The second reason we should hesitate to put everything up for sale is more difficult to describe. It is not about inequality and fairness but about the corrosive tendency of markets. Putting a price on the good things in life can corrupt them.
“Of course,” he writes, “people disagree about what values are worth caring about, and why. So to decide what money should—and should not—be able to buy, we have to decide what values should govern the various domains of social and civic life. How to think this through is the subject of this book.”
The answer Sandel offers can be summed up into this paragraph:
[W]hen we decide that certain goods may be bought and sold, we decide, at least implicitly, that it is appropriate to treat them as commodities, as instruments of profit and use. But not all goods are properly valued in this way. The most obvious example is human beings. Slavery was appalling because it treated human beings as commodities, to be bought and sold at auction. Such treatment fails to value human beings in the appropriate way—as persons worthy of dignity and respect, rather than as instruments of gain and objects of use.

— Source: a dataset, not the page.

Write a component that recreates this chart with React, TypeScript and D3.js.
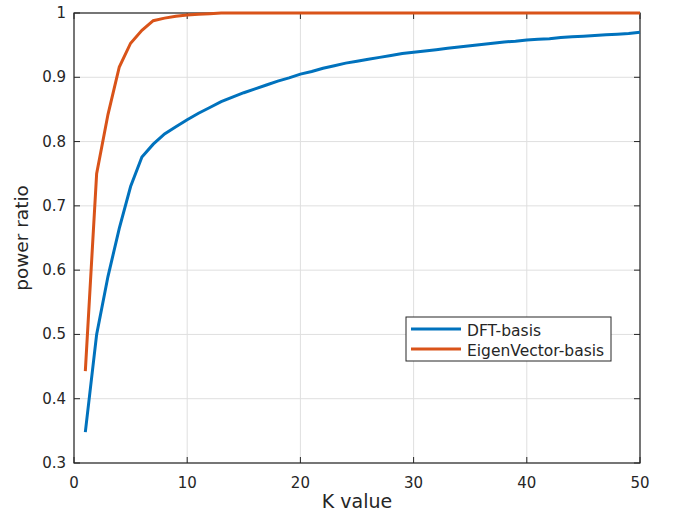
import React from "react";
import * as d3 from "d3";

// K = 1..50
const kValues = d3.range(1, 51);
const dftBasis = [
  0.348, 0.50, 0.59, 0.665, 0.73, 0.776, 0.796, 0.812, 0.823, 0.834,
  0.844, 0.853, 0.862, 0.869, 0.876, 0.882, 0.888, 0.894, 0.899, 0.905,
  0.909, 0.914, 0.918, 0.922, 0.925, 0.928, 0.931, 0.934, 0.937, 0.939,
  0.941, 0.943, 0.945, 0.947, 0.949, 0.951, 0.953, 0.955, 0.956, 0.958,
  0.959, 0.960, 0.962, 0.963, 0.964, 0.965, 0.966, 0.967, 0.968, 0.970,
];
const eigenBasis = [
  0.443, 0.75, 0.842, 0.916, 0.953, 0.973, 0.988, 0.992, 0.995, 0.997,
  0.998, 0.999, 1.0, 1.0, 1.0, 1.0, 1.0, 1.0, 1.0, 1.0,
  1.0, 1.0, 1.0, 1.0, 1.0, 1.0, 1.0, 1.0, 1.0, 1.0,
  1.0, 1.0, 1.0, 1.0, 1.0, 1.0, 1.0, 1.0, 1.0, 1.0,
  1.0, 1.0, 1.0, 1.0, 1.0, 1.0, 1.0, 1.0, 1.0, 1.0,
];
const xTicks = [0, 10, 20, 30, 40, 50];
const yTicks = [0.3, 0.4, 0.5, 0.6, 0.7, 0.8, 0.9, 1];
const seriesNames = ["DFT-basis", "EigenVector-basis"];
const colors = ["#0072BD", "#D95319"];

const App = () => {
  const width = 675, height = 516;
  const margin = { top: 13, right: 35, bottom: 53, left: 74 };
  const x = d3.scaleLinear().domain([0, 50]).range([margin.left, width - margin.right]);
  const y = d3.scaleLinear().domain([0.3, 1]).range([height - margin.bottom, margin.top]);
  const line = d3.line<number>().x((d, i) => x(kValues[i])).y(d => y(d));
  const axisColor = "#262626";
  const font = "DejaVu Sans, sans-serif";
  const x0 = x(0), x1 = x(50), y0 = y(0.3), y1 = y(1);
  const tk = 6;
  const lgX = 406, lgY = 317;

  return (
    <svg width={width} height={height} style={{ position: "absolute", left: 0, top: 0, background: "#fff" }}>
      {/* grid */}
      {xTicks.map(t => (
        <line key={"gx" + t} x1={x(t)} x2={x(t)} y1={y0} y2={y1} stroke="#dfdfdf" strokeWidth={1} />
      ))}
      {yTicks.map(t => (
        <line key={"gy" + t} x1={x0} x2={x1} y1={y(t)} y2={y(t)} stroke="#dfdfdf" strokeWidth={1} />
      ))}
      {/* box and ticks */}
      <rect x={x0} y={y1} width={x1 - x0} height={y0 - y1} fill="none" stroke={axisColor} strokeWidth={1.2} />
      {xTicks.map(t => (
        <g key={"tx" + t}>
          <line x1={x(t)} x2={x(t)} y1={y0} y2={y0 - tk} stroke={axisColor} />
          <line x1={x(t)} x2={x(t)} y1={y1} y2={y1 + tk} stroke={axisColor} />
          <text x={x(t)} y={y0 + 25} textAnchor="middle" fontSize={15} fontFamily={font} fill={axisColor}>{t}</text>
        </g>
      ))}
      {yTicks.map(t => (
        <g key={"ty" + t}>
          <line x1={x0} x2={x0 + tk} y1={y(t)} y2={y(t)} stroke={axisColor} />
          <line x1={x1} x2={x1 - tk} y1={y(t)} y2={y(t)} stroke={axisColor} />
          <text x={x0 - 8} y={y(t) + 5} textAnchor="end" fontSize={15} fontFamily={font} fill={axisColor}>{d3.format("")(+t.toFixed(1))}</text>
        </g>
      ))}
      {/* series */}
      <path d={line(dftBasis) || ""} fill="none" stroke={colors[0]} strokeWidth={3} />
      <path d={line(eigenBasis) || ""} fill="none" stroke={colors[1]} strokeWidth={3} />
      {/* labels */}
      <text x={(x0 + x1) / 2} y={508} textAnchor="middle" fontSize={19} fontFamily={font} fill={axisColor}>K value</text>
      <text transform={`translate(28, ${(y0 + y1) / 2}) rotate(-90)`} textAnchor="middle" fontSize={18.5} fontFamily={font} fill={axisColor}>power ratio</text>
      {/* legend */}
      <rect x={lgX} y={lgY} width={205} height={44} fill="#fff" stroke={axisColor} strokeWidth={1} />
      {seriesNames.map((s, i) => (
        <g key={s}>
          <line x1={lgX + 5} x2={lgX + 55} y1={lgY + 12 + i * 20} y2={lgY + 12 + i * 20} stroke={colors[i]} strokeWidth={3} />
          <text x={lgX + 61} y={lgY + 18.5 + i * 20} fontSize={15.5} fontFamily={font} fill={axisColor}>{s}</text>
        </g>
      ))}
    </svg>
  );
};

export default App;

For now at least, there are some domains that are off limits — We don’t allow children to be bought and sold on the market. Neither do we allow citizens to sell votes. Having babies and selling them in order to make money “is a corruption of parenthood, because it treats children as things to be used rather than beings to be loved. Political corruption can be seen in the same light: when a judge accepts a bribe to render a corrupt verdict, he acts as if the judicial authority were an instrument of personal gain rather than a public trust. He degrades and demeans his office by treating it according to a lower norm than is appropriate to it.”
I find some of Sandel’s arguments lacking — limited, perhaps, by space and not thought. For instance, by Sandel’s arguments, allowing wealth to influence the quality of education received corrupts not only the public education system, but also permeates into broader civic responsibility. In this way it corrupts two domains and not one.
A simple, but unpopular, fix for this is to make private schools illegal. That’s not my argument, it’s Warren Buffett’s. If you want to fix schools:
“Make private schools illegal and assign every child to a public school by random lottery.”
While not a conclusive look at the moral limits of free markets, What Money Can’t Buy is a good place to start.